RECORDS SHOWN:
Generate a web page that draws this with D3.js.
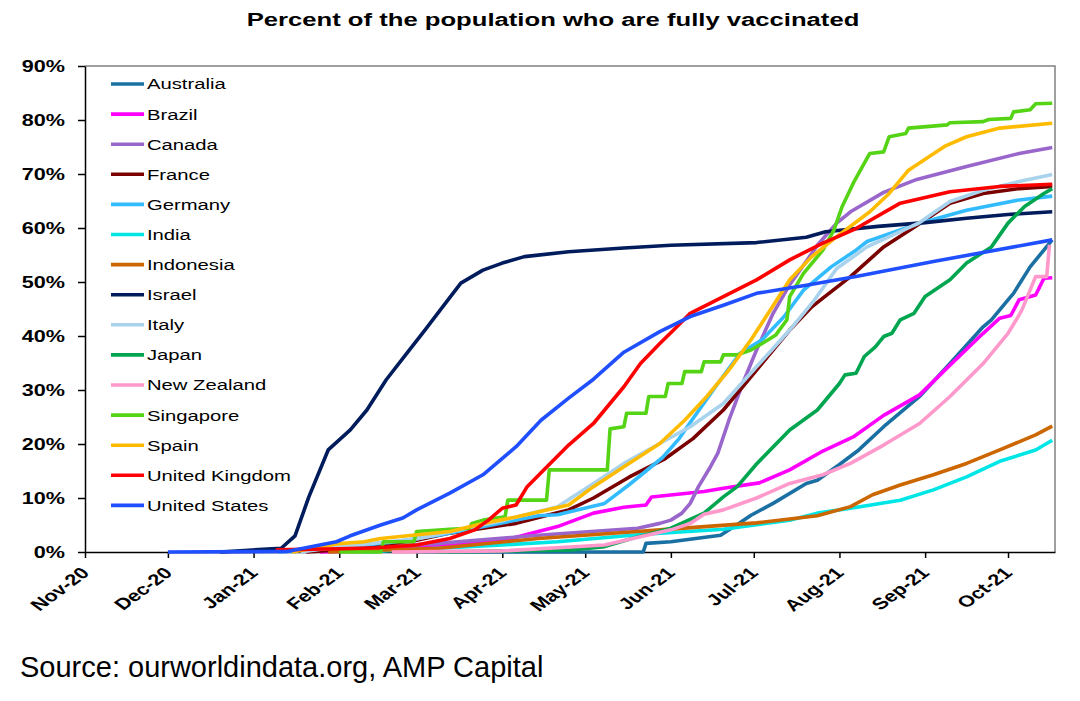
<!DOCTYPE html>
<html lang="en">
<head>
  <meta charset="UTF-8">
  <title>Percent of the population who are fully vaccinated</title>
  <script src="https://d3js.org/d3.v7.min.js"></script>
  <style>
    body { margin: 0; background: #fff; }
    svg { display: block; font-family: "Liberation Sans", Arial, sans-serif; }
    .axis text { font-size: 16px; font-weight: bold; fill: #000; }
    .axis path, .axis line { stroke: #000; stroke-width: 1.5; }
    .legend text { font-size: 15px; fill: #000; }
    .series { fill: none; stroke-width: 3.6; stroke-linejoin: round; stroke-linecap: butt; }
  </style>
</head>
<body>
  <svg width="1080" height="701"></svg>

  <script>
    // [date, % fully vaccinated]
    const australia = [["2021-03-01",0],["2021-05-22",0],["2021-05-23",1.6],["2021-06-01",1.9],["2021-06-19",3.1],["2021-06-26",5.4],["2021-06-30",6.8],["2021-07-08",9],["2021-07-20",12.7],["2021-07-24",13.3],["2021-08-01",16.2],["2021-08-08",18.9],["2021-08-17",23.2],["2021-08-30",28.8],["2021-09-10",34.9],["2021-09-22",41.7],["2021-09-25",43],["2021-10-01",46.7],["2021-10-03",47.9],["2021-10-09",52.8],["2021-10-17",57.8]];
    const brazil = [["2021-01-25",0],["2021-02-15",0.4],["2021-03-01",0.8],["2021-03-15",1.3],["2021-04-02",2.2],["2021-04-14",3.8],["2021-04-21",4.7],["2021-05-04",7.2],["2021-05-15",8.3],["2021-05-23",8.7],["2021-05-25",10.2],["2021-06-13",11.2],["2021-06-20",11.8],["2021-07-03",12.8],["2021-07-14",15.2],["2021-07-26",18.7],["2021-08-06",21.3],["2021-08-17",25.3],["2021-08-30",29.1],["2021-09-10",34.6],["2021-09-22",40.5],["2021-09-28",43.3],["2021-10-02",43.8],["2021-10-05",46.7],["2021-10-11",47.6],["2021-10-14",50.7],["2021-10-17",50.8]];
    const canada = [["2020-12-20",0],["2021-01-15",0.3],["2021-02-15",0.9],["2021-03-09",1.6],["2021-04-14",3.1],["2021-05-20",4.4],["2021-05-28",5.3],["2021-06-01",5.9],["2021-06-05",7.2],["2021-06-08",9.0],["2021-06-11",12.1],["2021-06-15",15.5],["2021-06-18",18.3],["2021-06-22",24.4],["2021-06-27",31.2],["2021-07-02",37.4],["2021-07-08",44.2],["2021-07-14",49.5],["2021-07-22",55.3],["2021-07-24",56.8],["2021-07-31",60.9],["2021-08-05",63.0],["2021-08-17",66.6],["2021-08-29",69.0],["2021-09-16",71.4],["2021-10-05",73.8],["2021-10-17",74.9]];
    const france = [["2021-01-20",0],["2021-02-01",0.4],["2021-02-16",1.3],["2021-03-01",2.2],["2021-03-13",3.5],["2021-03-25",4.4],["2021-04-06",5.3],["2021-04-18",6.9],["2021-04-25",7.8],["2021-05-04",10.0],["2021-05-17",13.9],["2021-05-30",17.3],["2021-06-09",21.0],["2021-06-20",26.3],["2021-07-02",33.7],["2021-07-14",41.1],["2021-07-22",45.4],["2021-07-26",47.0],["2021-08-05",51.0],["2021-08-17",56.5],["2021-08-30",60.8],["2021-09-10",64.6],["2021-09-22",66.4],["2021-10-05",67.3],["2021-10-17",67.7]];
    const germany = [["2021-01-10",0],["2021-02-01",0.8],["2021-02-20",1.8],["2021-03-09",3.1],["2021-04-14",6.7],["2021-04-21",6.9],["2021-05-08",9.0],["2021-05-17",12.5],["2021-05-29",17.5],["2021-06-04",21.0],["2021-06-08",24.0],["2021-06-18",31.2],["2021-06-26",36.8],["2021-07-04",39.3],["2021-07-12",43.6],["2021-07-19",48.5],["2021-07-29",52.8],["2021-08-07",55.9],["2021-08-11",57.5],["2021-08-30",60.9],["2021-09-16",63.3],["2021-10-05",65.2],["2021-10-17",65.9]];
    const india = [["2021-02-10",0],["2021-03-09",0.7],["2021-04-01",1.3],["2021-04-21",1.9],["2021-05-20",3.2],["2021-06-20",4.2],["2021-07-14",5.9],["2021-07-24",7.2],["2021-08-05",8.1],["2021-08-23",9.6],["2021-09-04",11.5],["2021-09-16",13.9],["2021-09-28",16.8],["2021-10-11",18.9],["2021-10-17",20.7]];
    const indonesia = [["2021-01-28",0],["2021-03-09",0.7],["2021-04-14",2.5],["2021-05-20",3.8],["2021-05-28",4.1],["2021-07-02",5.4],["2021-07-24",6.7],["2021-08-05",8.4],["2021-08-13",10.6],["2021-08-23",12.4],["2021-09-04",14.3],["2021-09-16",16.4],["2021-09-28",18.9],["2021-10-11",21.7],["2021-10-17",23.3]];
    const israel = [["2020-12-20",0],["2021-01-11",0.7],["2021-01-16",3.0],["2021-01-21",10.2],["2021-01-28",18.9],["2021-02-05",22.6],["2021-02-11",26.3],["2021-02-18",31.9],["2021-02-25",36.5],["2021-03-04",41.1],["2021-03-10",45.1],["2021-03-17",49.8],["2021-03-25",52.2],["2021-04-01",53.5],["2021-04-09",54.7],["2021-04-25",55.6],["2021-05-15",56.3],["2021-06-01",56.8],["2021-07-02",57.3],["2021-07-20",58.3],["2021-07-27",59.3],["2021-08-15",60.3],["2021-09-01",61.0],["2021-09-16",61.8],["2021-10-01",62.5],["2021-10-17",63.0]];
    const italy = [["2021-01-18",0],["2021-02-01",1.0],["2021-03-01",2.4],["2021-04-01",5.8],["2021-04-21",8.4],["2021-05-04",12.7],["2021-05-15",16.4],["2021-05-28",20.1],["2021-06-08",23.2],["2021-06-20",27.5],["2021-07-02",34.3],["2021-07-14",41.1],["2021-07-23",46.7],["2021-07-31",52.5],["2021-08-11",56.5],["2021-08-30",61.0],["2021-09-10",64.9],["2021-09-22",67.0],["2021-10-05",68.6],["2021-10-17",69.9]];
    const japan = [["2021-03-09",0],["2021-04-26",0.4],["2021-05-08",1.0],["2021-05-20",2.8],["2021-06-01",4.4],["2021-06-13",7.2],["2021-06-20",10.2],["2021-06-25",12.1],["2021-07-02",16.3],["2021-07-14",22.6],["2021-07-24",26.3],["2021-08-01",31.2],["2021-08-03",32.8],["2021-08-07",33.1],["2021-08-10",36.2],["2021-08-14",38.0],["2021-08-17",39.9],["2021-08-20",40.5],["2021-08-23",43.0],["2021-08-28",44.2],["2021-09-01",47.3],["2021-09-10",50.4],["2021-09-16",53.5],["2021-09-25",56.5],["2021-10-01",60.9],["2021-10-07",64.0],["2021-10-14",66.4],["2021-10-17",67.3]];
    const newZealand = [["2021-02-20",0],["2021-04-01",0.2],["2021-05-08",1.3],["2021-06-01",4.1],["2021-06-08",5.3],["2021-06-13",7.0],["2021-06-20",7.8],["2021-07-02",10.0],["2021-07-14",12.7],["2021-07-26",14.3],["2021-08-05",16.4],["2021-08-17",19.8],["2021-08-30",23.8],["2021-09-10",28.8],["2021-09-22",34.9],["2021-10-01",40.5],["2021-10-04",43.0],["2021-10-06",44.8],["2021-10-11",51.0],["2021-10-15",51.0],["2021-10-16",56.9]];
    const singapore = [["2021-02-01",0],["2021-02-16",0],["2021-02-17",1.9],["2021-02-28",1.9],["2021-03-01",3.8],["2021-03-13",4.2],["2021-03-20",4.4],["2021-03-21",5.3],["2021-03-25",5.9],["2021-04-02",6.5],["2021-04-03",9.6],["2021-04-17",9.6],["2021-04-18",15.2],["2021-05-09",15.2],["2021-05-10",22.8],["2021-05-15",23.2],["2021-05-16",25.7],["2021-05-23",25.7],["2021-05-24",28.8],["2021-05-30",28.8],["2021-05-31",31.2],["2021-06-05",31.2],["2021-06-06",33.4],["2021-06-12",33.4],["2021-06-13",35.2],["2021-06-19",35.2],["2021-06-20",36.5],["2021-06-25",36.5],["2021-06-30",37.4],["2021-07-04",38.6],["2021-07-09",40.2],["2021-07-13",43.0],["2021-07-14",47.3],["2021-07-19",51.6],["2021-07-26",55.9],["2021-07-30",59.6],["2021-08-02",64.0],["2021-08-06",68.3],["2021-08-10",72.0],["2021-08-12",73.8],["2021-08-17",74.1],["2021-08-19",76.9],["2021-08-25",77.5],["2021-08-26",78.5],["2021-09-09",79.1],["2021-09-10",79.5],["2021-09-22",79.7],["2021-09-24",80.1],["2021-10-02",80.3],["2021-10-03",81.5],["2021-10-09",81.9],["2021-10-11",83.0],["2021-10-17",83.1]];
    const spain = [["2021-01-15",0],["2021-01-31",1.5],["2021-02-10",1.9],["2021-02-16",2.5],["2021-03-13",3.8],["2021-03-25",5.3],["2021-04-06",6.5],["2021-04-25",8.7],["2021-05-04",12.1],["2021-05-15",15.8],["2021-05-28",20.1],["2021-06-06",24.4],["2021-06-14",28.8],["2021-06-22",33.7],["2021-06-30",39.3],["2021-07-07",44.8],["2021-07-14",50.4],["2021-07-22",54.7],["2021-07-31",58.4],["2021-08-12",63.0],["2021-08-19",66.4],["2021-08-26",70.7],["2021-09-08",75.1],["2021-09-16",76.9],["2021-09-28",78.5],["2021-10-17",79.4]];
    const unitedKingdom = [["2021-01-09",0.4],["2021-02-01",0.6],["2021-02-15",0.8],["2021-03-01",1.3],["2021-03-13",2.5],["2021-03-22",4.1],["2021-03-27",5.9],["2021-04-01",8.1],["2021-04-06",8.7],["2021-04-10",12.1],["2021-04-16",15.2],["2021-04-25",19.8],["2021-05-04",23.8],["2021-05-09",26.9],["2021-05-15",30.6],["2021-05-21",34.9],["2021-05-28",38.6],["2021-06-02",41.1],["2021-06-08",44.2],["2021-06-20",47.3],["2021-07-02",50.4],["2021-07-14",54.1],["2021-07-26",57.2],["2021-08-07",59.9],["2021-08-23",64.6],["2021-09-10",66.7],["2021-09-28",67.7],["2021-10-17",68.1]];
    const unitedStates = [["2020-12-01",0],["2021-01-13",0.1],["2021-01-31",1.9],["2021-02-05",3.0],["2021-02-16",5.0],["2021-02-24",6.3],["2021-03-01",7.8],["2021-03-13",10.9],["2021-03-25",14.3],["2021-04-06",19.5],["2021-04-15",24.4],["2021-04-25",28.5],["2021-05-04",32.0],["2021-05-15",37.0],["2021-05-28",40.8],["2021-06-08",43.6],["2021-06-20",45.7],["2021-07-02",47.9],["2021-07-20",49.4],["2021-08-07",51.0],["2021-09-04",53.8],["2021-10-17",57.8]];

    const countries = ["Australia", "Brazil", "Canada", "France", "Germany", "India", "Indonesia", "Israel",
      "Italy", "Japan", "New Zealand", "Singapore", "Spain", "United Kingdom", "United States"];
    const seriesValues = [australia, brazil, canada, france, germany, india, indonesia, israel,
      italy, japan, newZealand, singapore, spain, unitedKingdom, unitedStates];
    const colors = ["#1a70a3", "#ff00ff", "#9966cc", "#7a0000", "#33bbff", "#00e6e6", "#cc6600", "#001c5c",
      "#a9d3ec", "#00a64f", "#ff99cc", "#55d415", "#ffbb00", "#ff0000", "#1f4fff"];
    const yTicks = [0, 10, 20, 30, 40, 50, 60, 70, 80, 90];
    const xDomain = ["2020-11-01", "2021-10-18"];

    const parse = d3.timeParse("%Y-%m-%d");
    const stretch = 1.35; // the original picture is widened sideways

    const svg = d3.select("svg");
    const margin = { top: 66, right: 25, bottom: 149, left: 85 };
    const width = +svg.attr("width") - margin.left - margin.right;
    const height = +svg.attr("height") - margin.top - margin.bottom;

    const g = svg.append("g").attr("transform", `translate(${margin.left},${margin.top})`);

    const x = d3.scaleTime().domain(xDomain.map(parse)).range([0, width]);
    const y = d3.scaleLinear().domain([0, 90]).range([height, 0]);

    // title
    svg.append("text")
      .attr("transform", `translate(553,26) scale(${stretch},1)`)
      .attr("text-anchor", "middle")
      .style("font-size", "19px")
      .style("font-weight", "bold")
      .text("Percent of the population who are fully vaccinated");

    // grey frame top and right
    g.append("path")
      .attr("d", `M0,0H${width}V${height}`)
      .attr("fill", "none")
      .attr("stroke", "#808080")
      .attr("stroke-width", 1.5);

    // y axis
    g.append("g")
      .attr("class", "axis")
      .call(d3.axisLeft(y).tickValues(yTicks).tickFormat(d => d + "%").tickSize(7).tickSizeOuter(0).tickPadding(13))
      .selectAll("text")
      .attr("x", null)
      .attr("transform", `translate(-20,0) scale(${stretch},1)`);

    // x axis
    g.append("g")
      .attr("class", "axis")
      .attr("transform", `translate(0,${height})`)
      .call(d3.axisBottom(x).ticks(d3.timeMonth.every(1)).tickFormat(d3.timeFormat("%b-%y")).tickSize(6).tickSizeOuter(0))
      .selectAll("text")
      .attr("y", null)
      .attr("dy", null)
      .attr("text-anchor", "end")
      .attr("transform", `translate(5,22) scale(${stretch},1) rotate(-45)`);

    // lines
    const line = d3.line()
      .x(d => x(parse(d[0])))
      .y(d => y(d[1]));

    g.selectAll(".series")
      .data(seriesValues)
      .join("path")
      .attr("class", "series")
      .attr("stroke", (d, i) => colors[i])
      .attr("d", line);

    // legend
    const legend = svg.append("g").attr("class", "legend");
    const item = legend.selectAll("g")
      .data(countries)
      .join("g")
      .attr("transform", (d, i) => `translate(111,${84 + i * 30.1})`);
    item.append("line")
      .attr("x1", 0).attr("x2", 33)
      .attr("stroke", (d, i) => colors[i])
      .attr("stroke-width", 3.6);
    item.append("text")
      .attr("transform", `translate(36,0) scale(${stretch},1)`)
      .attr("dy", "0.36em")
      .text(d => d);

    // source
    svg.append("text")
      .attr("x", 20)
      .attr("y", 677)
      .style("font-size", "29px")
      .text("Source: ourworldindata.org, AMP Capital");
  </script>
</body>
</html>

---

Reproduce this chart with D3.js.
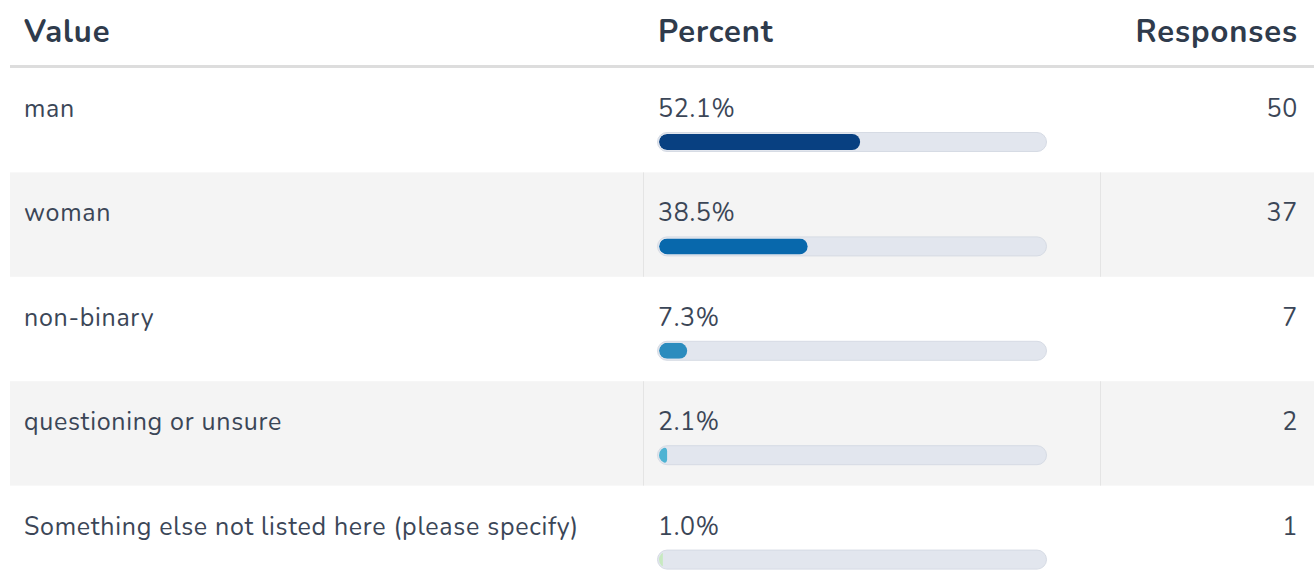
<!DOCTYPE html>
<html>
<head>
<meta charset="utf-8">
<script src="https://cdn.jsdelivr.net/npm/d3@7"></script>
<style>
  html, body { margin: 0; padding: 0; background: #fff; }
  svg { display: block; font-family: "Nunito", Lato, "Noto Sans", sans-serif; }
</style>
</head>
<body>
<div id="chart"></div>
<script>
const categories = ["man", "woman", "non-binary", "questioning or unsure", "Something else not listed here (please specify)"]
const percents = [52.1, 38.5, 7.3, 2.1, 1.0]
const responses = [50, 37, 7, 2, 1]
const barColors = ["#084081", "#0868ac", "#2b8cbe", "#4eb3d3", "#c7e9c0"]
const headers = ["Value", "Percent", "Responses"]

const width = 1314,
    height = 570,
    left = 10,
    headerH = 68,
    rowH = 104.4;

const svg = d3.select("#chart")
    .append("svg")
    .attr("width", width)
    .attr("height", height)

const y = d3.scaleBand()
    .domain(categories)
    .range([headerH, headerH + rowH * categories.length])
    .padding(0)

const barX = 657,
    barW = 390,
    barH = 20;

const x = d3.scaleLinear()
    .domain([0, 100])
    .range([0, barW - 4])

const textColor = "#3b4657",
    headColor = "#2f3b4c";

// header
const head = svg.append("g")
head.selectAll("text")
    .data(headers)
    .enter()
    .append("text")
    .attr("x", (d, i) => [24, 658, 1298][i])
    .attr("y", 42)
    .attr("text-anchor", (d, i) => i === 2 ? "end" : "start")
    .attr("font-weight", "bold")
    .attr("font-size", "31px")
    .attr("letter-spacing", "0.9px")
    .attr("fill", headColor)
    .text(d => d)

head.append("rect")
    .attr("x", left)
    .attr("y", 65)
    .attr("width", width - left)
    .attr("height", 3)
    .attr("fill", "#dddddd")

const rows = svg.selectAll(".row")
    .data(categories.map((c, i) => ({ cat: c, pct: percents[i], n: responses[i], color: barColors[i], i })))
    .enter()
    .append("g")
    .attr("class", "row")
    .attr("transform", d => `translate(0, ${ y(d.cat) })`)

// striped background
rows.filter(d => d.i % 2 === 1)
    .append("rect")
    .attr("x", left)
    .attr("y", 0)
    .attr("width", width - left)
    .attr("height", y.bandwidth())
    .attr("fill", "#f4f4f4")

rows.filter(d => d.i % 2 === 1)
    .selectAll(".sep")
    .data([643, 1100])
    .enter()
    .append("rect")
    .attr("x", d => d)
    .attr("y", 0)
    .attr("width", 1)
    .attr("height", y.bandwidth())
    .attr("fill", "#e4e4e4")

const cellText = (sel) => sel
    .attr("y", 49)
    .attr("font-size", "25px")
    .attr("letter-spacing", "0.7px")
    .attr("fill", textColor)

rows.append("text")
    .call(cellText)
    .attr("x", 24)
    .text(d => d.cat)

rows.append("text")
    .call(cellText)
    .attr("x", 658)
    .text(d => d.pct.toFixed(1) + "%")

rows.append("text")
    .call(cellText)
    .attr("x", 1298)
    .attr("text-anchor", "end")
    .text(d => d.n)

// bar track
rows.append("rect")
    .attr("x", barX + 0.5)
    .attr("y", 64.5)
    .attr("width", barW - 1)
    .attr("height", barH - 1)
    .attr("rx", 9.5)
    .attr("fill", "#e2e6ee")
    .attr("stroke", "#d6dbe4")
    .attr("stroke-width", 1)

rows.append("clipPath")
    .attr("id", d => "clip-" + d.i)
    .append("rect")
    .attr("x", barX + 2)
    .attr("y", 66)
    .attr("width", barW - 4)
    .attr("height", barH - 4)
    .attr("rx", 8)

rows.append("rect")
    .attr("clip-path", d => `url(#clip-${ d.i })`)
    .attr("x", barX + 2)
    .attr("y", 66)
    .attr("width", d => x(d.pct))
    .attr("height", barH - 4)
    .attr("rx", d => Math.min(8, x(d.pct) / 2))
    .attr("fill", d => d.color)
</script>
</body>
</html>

PROMPT:
Determine how many lines of the data contain the word "chart", and reply with that number only.

FINISHED EXERCISE:
3